Pedro Borges, produtor, relata a estratégia que iria ao encontro das ambições do realizador. "O projecto consistia em rodar dois filmes num só, isso implicava mais tempo de rodagem e dinheiro. Além dos financiamentos tradicionais do ICA [Instituto do Cinema e do Audiovisual] e dos correspondentes 20 por cento da RTP, havia a intenção de recorrer aos investimentos do FICA [Fundo de Investimento para o Cinema e Audiovisual]", diz ao Ípsilon. "O orçamento inicial, neste conceito, era de 1 milhão e 300 mil euros. Sabíamos que tínhamos 750 mil do ICA, que podíamos nós investir uma parte e também conseguir outras coisas." Mas, segundo o produtor, "era fundamental ter um investimento do FICA e outro mais substancial da RTP para além do que era feito ao abrigo do protocolo, porque a RTP tinha vindo, recentemente, a fazer esse tipo de acordos de co-produção." Durante a montagem de "Sangue do meu Sangue", Canijo respondeu à dinâmica de possibilidades do seu trabalho e montou uma versão de 190 minutos, outra de 140 (ambas estreadas agora em sala), assim como uma versão de série de TV, pois "o filme passou a ter a possibilidade de uma estrutura em três partes", afirma Borges.

Contudo, as ambições criativas esbarraram na passividade das instituições. Exceptuando o apoio particular da Câmara Municipal de Lisboa, devido à presença de um bairro municipal da cidade, o produtor relata que "a certa altura, percebemos que não podíamos correr um risco tão grande sem respostas. A da RTP arrastou-se, e quanto ao FICA, nem José António Pinto Ribeiro, nem Gabriela Canavilhas [ex-Ministros da Cultura nos mandatos de José Sócrates], nem, aparentemente, Francisco José Viegas [actual Secretário de Estado da Cultura] conseguem resolver o seu imbróglio." A produtora do filme espera há 2 anos pela concretização de um apoio. "Neste momento, o filme tem um buraco de 150 mil euros", diz Borges. "Nem do FICA, nem da RTP, para a produção da série, desistiremos, porque o FICA não foi oficialmente encerrado e a RTP nunca nos respondeu a dizer que não estava interessada." As filmagens avançaram sem se concretizar, contudo, a realização do segundo filme. Para o produtor, era todo o projecto que estava em causa. "Nos termos das 7 semanas de rodagem e das pessoas envolvidas, foi tudo resolvido. E quando se olha para o filme, percebe-se que foi feito o que devia ter sido feito." O contrário seria sabotar a progressão criativa de um autor em afirmação. "O essencial estava em correr riscos controlados: o João Canijo estava numa fase do seu trabalho que tinha levar até ao fim com as condições mínimas", diz-nos Borges.

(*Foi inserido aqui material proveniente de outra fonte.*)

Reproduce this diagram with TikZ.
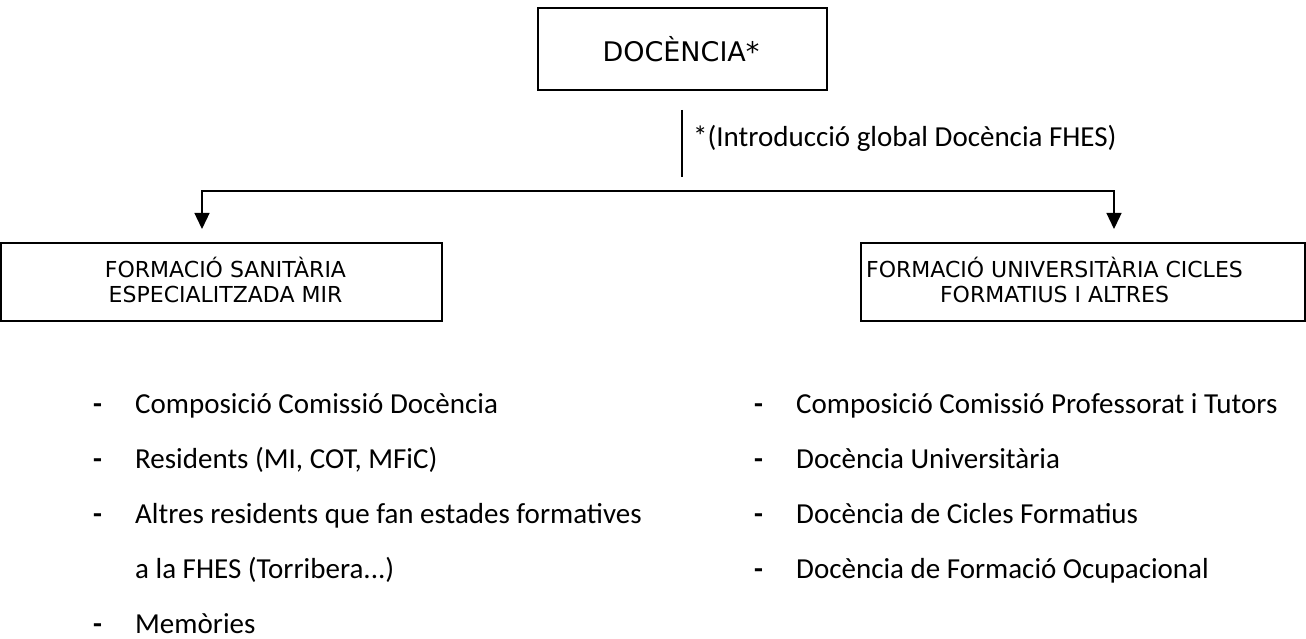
\documentclass[tikz,border=0pt]{standalone}
\usepackage{fontspec}
\setmainfont{Carlito}
\newfontfamily\verd{DejaVu Sans}
\usetikzlibrary{arrows.meta}
\begin{document}
\begin{tikzpicture}[x=1pt,y=-1pt,
  boxnode/.style={draw, line width=1.3pt, inner sep=0pt, outer sep=0pt},
  boxtext/.style={font=\verd\fontsize{22}{26}\selectfont, inner sep=0pt, anchor=base},
  toptext/.style={font=\verd\fontsize{27}{32}\selectfont, inner sep=0pt, anchor=base},
  listtext/.style={font=\fontsize{29}{35}\selectfont, inner sep=0pt, anchor=base west},
  dashmark/.style={font=\bfseries\fontsize{29}{35}\selectfont, inner sep=0pt, anchor=base west},
  conn/.style={line width=1.3pt, -{Triangle[length=16pt,width=15pt]}},
  plainline/.style={line width=1.3pt}]
\useasboundingbox (0,0) rectangle (1306,639);
% top box
\node[boxnode, minimum width=289pt, minimum height=82pt] (top) at (682.5,49) {};
\node[toptext] (doc) at (681,62) {DOCÈNCIA*};
% annotation line
\coordinate (vt) at (682,110);
\coordinate (vb) at (682,177);
\draw[plainline] (vt) -- (vb);
\node[listtext] (intro) at (693,147) {*(Introducció global Docència FHES)};
% connectors
\coordinate (split) at (682,191);
\coordinate (tipl) at (202,229);
\coordinate (tipr) at (1114,229);
\draw[conn] (split) -| (tipl);
\draw[conn] (split) -| (tipr);
% left box
\node[boxnode, minimum width=441pt, minimum height=78pt] (lbox) at (221.5,282) {};
\node[boxtext] (l1) at (225.5,277) {FORMACIÓ SANITÀRIA};
\node[boxtext] (l2) at (225.5,302) {ESPECIALITZADA MIR};
% right box
\node[boxnode, minimum width=444pt, minimum height=78pt] (rbox) at (1083,282) {};
\node[boxtext] (r1) at (1054.5,277) {FORMACIÓ UNIVERSITÀRIA CICLES};
\node[boxtext] (r2) at (1054.5,302) {FORMATIUS I ALTRES};
% left list
\node[dashmark] (ld1) at (93,413) {-};
\node[listtext] (lt1) at (135,413) {Composició Comissió Docència};
\node[dashmark] (ld2) at (93,468) {-};
\node[listtext] (lt2) at (135,468) {Residents (MI, COT, MFiC)};
\node[dashmark] (ld3) at (93,523) {-};
\node[listtext] (lt3) at (135,523) {Altres residents que fan estades formatives};
\node[listtext] (lt3b) at (135,578) {a la FHES (Torribera...)};
\node[dashmark] (ld4) at (93,633) {-};
\node[listtext] (lt4) at (135,633) {Memòries};
% right list
\node[dashmark] (rd1) at (754,413) {-};
\node[listtext] (rt1) at (796,413) {Composició Comissió Professorat i Tutors};
\node[dashmark] (rd2) at (754,468) {-};
\node[listtext] (rt2) at (796,468) {Docència Universitària};
\node[dashmark] (rd3) at (754,523) {-};
\node[listtext] (rt3) at (796,523) {Docència de Cicles Formatius};
\node[dashmark] (rd4) at (754,578) {-};
\node[listtext] (rt4) at (796,578) {Docència de Formació Ocupacional};
\end{tikzpicture}
\end{document}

Na esquizofrenia do apoio cultural em Portugal, as frustrações que caem sobre os profissionais dificultam a sobrevivência e divulgação digna do seu trabalho. Para Borges, "um realizador tem um projecto desta dimensão e actores com notoriedade, mas sentamo-nos com a televisão de serviço público e temos uma parede de indiferença." Do mesmo modo, "é frustrante ir ter com responsáveis do FICA e ter um nível de conversa absolutamente aterrador. As pessoas não dão valor ao que é feito e vai durar muitos anos." A própria incerteza em que o cinema português vive pelas indecisões de altas entidades não favorece o interesse de outros pares. "A Ministra Canavilhas levou 17 meses a elaborar a Lei do Cinema, e quando o Governo apresentou a demissão, o projecto de lei estava pronto há 4 meses. Até lá, não foi capaz de o levar a Conselho de Ministros", afirma Borges. Um vazio legal que não facilita o interesse de privados na criação da cultura portuguesa. "Em Portugal, a lei do mecenato não funcionou e as grandes empresas não têm qualquer relação com o apoio à cultura." O produtor evoca um exemplo recente, comparando-o a outro de um parceiro da língua portuguesa. "O João Canijo está a desenvolver o projecto de um documentário para o qual pedimos centenas de litros de gasolina. Para a Galp, isso é uma coisa inexistente, e mesmo assim, a resposta é "não"." Por outro lado, "a brasileira Petrobrás investe todos os anos no cinema, basta ver um filme brasileiro ou ir a um festival." Um exemplo de sucesso na valorização da produção nacional que desfaz os preconceitos existentes. "Toda a cultura foi subsidiada durante séculos e é por isso que existe", afirma o produtor. "Não é na altura da crise que a cultura deve ser a primeira a ser sacrificada, é o contrário." E na sua opinião, "num tempo de desânimo e frustração, é o que dá orgulho aos portugueses e o que vai ficar que devia ser mais apoiado."